There are other categories that can be lumped into AppSec as well, such as developer training (eg CBT and SCA) – but for the most part, the classification above is how most people think of the AppSec Testing market.

Each of the technologies listed above has practical uses, benefits, as well as constraints & limitations. The key to implementing, and eventually maturing a successful AppSec program is to pick the set of technologies and practices that are best suited for the specific circumstances. For example, a company striving to secure a highly evolving PHP application will have different “good-options” than a company trying to secure a relatively static J2EE enterprise application.

Now, in general, SAST, DAST, and WAF’s, have existed for over a decade, and many of us in the industry believe they have reached their technological potential. Don’t get me wrong – there are still places, quite a few places in fact, where it makes sense to use these solutions. However, the technology itself has seen a decade of incremental improvements; it’s just not going to get that much better anytime soon. The big issue with these technologies is that you can have either accuracy and effectiveness (low false positives / low false negatives) or minimal/easy tuning, operations, and expertise requirements. You can have one, or the other, but not both. In short, for these products to be effective you have to be willing to invest heavily in expertise and operations, or you will pay a price in terms of agility.

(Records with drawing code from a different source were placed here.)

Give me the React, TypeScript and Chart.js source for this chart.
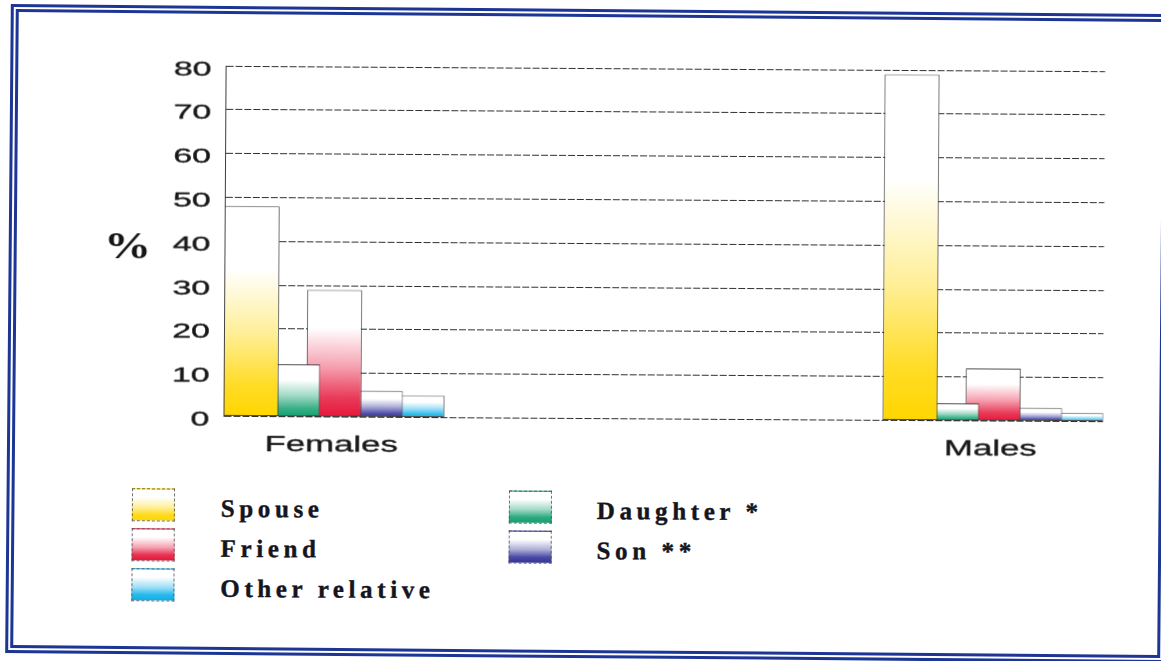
import { useEffect, useRef } from 'react';
import { Chart, registerables } from 'chart.js';

Chart.register(...registerables);

// Two groups sit in the outer slots of a four-slot category axis.
const categories = ['Females', '', '', 'Males'];
const seriesNames = ['Spouse', 'Daughter *', 'Friend', 'Son **', 'Other relative'];
const spouse = [48, null, null, 79];
const daughter = [12, null, null, 4];
const friend = [29, null, null, 12];
const son = [6, null, null, 3];
const otherRelative = [5, null, null, 2];
const yTicks = [0, 10, 20, 30, 40, 50, 60, 70, 80];
const seriesColors = ['#ffd600', '#12a06f', '#e5173b', '#33339a', '#0bb0e8'];

const seriesValues = [spouse, daughter, friend, son, otherRelative];
// Legend columns: indexes into seriesNames.
const legendColumns = [[0, 2, 4], [1, 3]];

function tint(hex: string, amt: number): string {
  const n = parseInt(hex.slice(1), 16);
  const r = (n >> 16) & 255, g = (n >> 8) & 255, b = n & 255;
  const m = (c: number) => Math.round(c + (255 - c) * amt);
  return `rgb(${m(r)},${m(g)},${m(b)})`;
}

const SANS = '"Liberation Sans", Arial, sans-serif';
const SERIF = '"Liberation Serif", "Times New Roman", serif';
const INK = '#181818';

// Draws the wide-set axis text from the scales' own ticks and labels.
const axisText = {
  id: 'axisText',
  afterDraw(chart: any) {
    const { ctx, scales } = chart;
    const y = scales.y;
    const x = scales.x;
    ctx.save();
    ctx.fillStyle = INK;
    ctx.strokeStyle = INK;
    ctx.lineWidth = 0.35;
    ctx.textBaseline = 'alphabetic';
    ctx.font = `20px ${SANS}`;
    ctx.textAlign = 'right';
    y.ticks.forEach((t: any) => {
      const py = y.getPixelForValue(t.value);
      ctx.save();
      ctx.translate(y.right - 14.5, py + 9.5);
      ctx.scale(1.7, 1);
      ctx.fillText(String(t.label), 0, 0);
      ctx.strokeText(String(t.label), 0, 0);
      ctx.restore();
    });
    ctx.font = `22px ${SANS}`;
    ctx.textAlign = 'center';
    x.getLabels().forEach((label: string, i: number) => {
      if (!label) return;
      const px = x.getPixelForValue(i) - 2.5;
      ctx.save();
      ctx.translate(px, x.top + 34.5);
      ctx.scale(1.58, 1);
      ctx.fillText(label, 0, 0);
      ctx.strokeText(label, 0, 0);
      ctx.restore();
    });
    ctx.restore();
  },
};

function barFill(color: string) {
  return (c: any) => {
    const chart = c.chart;
    const v = c.parsed ? c.parsed.y : null;
    if (!chart.chartArea || v == null || isNaN(v)) return color;
    const y = chart.scales.y;
    const top = y.getPixelForValue(v);
    const bottom = y.getPixelForValue(0);
    if (!isFinite(top) || !isFinite(bottom) || bottom - top < 1) return color;
    const g = chart.ctx.createLinearGradient(0, top, 0, bottom);
    g.addColorStop(0, '#ffffff');
    g.addColorStop(0.3, '#ffffff');
    g.addColorStop(0.6, tint(color, 0.6));
    g.addColorStop(0.85, tint(color, 0.15));
    g.addColorStop(1, color);
    return g;
  };
}

export default function App() {
  const canvasRef = useRef<HTMLCanvasElement>(null);

  useEffect(() => {
    const canvas = canvasRef.current;
    if (!canvas) return;
    const chart = new Chart(canvas, {
      type: 'bar',
      data: {
        labels: categories,
        datasets: seriesNames.map((name, i) => ({
          label: name,
          data: seriesValues[i],
          backgroundColor: barFill(seriesColors[i]),
          borderColor: 'rgba(60,60,60,0.9)',
          borderWidth: 1,
          borderSkipped: false,
          categoryPercentage: 0.944,
          barPercentage: 1.325,
        })),
      },
      options: {
        responsive: false,
        animation: false,
        events: [],
        layout: { padding: { left: 0, top: 68, right: 57.5, bottom: 0 } },
        plugins: {
          legend: { display: false },
          tooltip: { enabled: false },
          title: { display: false },
        },
        scales: {
          x: {
            type: 'category',
            grid: { display: false },
            border: { display: false },
            ticks: { display: false },
            afterFit: (s: any) => {
              s.height = 51.5;
            },
          },
          y: {
            min: 0,
            max: 80,
            afterBuildTicks: (s: any) => {
              s.ticks = yTicks.map((value) => ({ value }));
            },
            ticks: { display: false },
            grid: { color: 'rgba(25,25,25,0.9)', lineWidth: 1, drawTicks: false },
            border: { display: true, color: 'rgba(40,40,40,0.9)', width: 1, dash: [7, 2] },
            afterFit: (s: any) => {
              s.width = 224.5;
            },
          },
        },
      },
      plugins: [axisText],
    });
    return () => chart.destroy();
  }, []);

  const legendLeft = [[133, 222], [509.5, 598]];

  return (
    <div
      style={{
        position: 'absolute',
        left: 0,
        top: 0,
        width: 1161,
        height: 661,
        overflow: 'hidden',
        background: '#ffffff',
      }}
    >
      <div
        style={{
          position: 'absolute',
          left: 0,
          top: 0,
          width: 1161,
          height: 661,
          transform: 'rotate(0.35deg)',
          transformOrigin: '580.5px 330.5px',
        }}
      >
        <div
          style={{
            position: 'absolute',
            left: 7.5,
            top: 9.3,
            width: 1167 - 7.5,
            height: 658.3 - 9.3,
            boxSizing: 'border-box',
            border: '8px double #1d3594',
            transform: 'rotate(0.15deg)',
            transformOrigin: '573px 324px',
          }}
        />
        <canvas
          ref={canvasRef}
          width={1161}
          height={470}
          style={{ position: 'absolute', left: 0, top: 0, width: 1161, height: 470 }}
        />
        <div
          style={{
            position: 'absolute',
            left: 97,
            top: 229.2,
            width: 60,
            textAlign: 'center',
            font: `bold 38px ${SERIF}`,
            lineHeight: '38px',
            color: '#151515',
            transform: 'scaleX(1.24)',
          }}
        >
          %
        </div>
        {legendColumns.map((col, ci) =>
          col.map((si, ri) => (
            <div key={seriesNames[si]}>
              <div
                style={{
                  position: 'absolute',
                  left: legendLeft[ci][0],
                  top: 490.6 + ri * 40,
                  width: 43,
                  height: 33,
                  boxSizing: 'border-box',
                  border: '1px dashed rgba(80,80,80,0.8)',
                  background: `linear-gradient(to bottom, #ffffff 0%, #ffffff 25%, ${tint(
                    seriesColors[si],
                    0.6
                  )} 58%, ${tint(seriesColors[si], 0.12)} 82%, ${seriesColors[si]} 100%)`,
                }}
              />
              <div
                style={{
                  position: 'absolute',
                  left: legendLeft[ci][1],
                  top: 498.1 + ri * 40,
                  font: `bold 25px ${SERIF}`,
                  lineHeight: '25px',
                  letterSpacing: '4.6px',
                  whiteSpace: 'nowrap',
                  color: '#151520',
                  WebkitTextStroke: '0.4px #151520',
                }}
              >
                {seriesNames[si]}
              </div>
            </div>
          ))
        )}
      </div>
    </div>
  );
}
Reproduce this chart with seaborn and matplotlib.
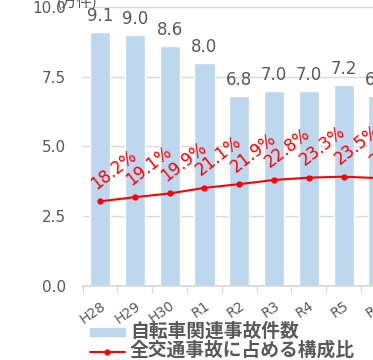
import matplotlib
matplotlib.use("Agg")
import matplotlib.pyplot as plt
import numpy as np
import pandas as pd
import seaborn as sns

years = ["H28", "H29", "H30", "R1", "R2", "R3", "R4", "R5", "R6"]
accidents = [9.1, 9.0, 8.6, 8.0, 6.8, 7.0, 7.0, 7.2, 6.8]  # 万件
share = [18.2, 19.1, 19.9, 21.1, 21.9, 22.8, 23.3, 23.5, 23.2]  # %
bar_name = "自転車関連事故件数"
line_name = "全交通事故に占める構成比"

sns.set_theme(style="white")
plt.rcParams["font.family"] = ["DejaVu Sans", "Noto Sans CJK JP"]

gray = "#595959"
blue = "#BDD7EE"
red = "#FF0000"

df = pd.DataFrame({"year": years, "accidents": accidents, "share": share})

fig = plt.figure(figsize=(3.73, 3.6), dpi=100)
ax = fig.add_axes([0.2215, 0.2056, 0.8397, 0.775])

sns.barplot(data=df, x="year", y="accidents", color=blue, width=0.58,
            saturation=1, ax=ax)
ax.set_ylim(0, 10)
ax.set_xlim(-0.5, len(years) - 0.5)
ax.set_yticks(np.arange(0, 10.1, 2.5))
ax.set_yticklabels([f"{v:.1f}" for v in np.arange(0, 10.1, 2.5)],
                   fontsize=11, color=gray)
ax.set_xlabel("")
ax.set_ylabel("")
ax.yaxis.grid(True, color="#D9D9D9", linewidth=1)
ax.set_axisbelow(True)
for s in ["top", "right", "left"]:
    ax.spines[s].set_visible(False)
ax.spines["bottom"].set_color("#D9D9D9")
ax.tick_params(axis="y", length=0, pad=12)
ax.set_xticks(range(len(years)))
ax.set_xticklabels(years, fontsize=10, color=gray)
for lab in ax.get_xticklabels():
    lab.set_rotation(35)
    lab.set_ha("right")
    lab.set_va("top")
    lab.set_rotation_mode("anchor")
ax.set_xticks(np.arange(-0.5, len(years), 1), minor=True)
ax.tick_params(axis="x", which="major", length=0, pad=9)
ax.tick_params(axis="x", which="minor", length=5, color="#D9D9D9",
               bottom=True, direction="out")

for i, v in enumerate(accidents):
    ax.annotate(f"{v:.1f}", (i, v), xytext=(0, 5), textcoords="offset points",
                ha="center", va="bottom", fontsize=12, color=gray)

ax2 = ax.twinx()
ax2.set_ylim(0, 60)
ax2.plot(range(len(years)), share, color=red, marker="o", markersize=3.5,
         linewidth=1.5)
ax2.axis("off")
for i, v in enumerate(share):
    ax2.annotate(f"{v:.1f}%", (i, v), xytext=(-1, 6), textcoords="offset points",
                 ha="left", va="bottom", rotation=38, rotation_mode="anchor",
                 fontsize=12, color=red)

fig.text(0.153, 0.993, "(万件)", fontsize=11, color=gray, va="center",
         ha="left", family=["Noto Sans CJK JP", "DejaVu Sans"])

# legend drawn manually below the axes
lx0, lx1 = 90 / 373, 125 / 373
fig.patches.append(plt.Rectangle((lx0, 1 - 336 / 360), lx1 - lx0, 8 / 360,
                                 transform=fig.transFigure, color=blue))
fig.lines.append(plt.Line2D([lx0, lx1], [1 - 352 / 360] * 2, transform=fig.transFigure,
                            color=red, linewidth=1.5))
fig.lines.append(plt.Line2D([(lx0 + lx1) / 2], [1 - 352 / 360], transform=fig.transFigure,
                            color=red, marker="o", markersize=3.5))
for y, name in [(331, bar_name), (350, line_name)]:
    fig.text(130 / 373, 1 - y / 360, name, fontsize=13.5, color=gray,
             fontweight="bold", va="center", ha="left",
             family=["Noto Sans CJK JP", "DejaVu Sans"])

fig.savefig("out.png", dpi=100)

Most AppSec experts are shifting their attention towards IAST and RASP, which offer a significant step up in this regard. The promise is that these 2nd generation technologies will have lower false positives/negatives, and yet will require fewer resources to deploy properly. This is extremely significant in an era where agility, continuous development/release, and DevOps are expected. In fact, I would argue that it is precisely these trends that are showing the aging signs of the 1st generation technologies. They may still be there, but they can no longer be the central bedrock of an AppSec program.

Both IAST and RASP live in runtime, and promise different things:

  • IAST: accurate and easy identification of common vulnerabilities at testing time
  • RASP: accurate and easy prevention of exploitation of common vulnerabilities in production

We think of both of these technologies as manifestations of a wider Runtime Security Instrumentation technology. To use a loose definition, I would describe Runtime Security Instrumentation as the technology that instruments various parts of the application to identify events at runtime that may have a security relevance.

Both IAST and RASP instrument the application (although vendors vary widely in how sophisticated and powerful this instrumentation can be – more on that in a future blog post), but what they look for (how they define “identify events at runtime that may have security relevance”) and what they do with those events is different.

For example, some IAST products will do source-sink analysis and identify places where untrusted user input made its way to the database. Other IAST products will identify
which lines of code a particular payload from a DAST were successfully exploited.

In the case of RASP, some products will identify a clearly malicious payload about to hit the database and stop it from executing.

However, there are more general use cases for “Runtime Security Instrumentation” than IAST and RASP. For example, this type of instrumentation technology can tell you which parts of your application has received security testing, and which parts have not, understand if an application is under attack, by whom, and how. You can also use instrumentation to enhance the high fidelity security logging that you have for your applications. There are quite a few more examples that our security instrumentation technology brings to the table.

We think that the future will see runtime security instrumentation evolve, with the lines delineating the application of such instrumentation, blurring over time. That is a good thing: add instrumentation – gain insights, identify vulnerabilities – get protection, receive operational security intelligence – enhance logging, and more – all from one solution.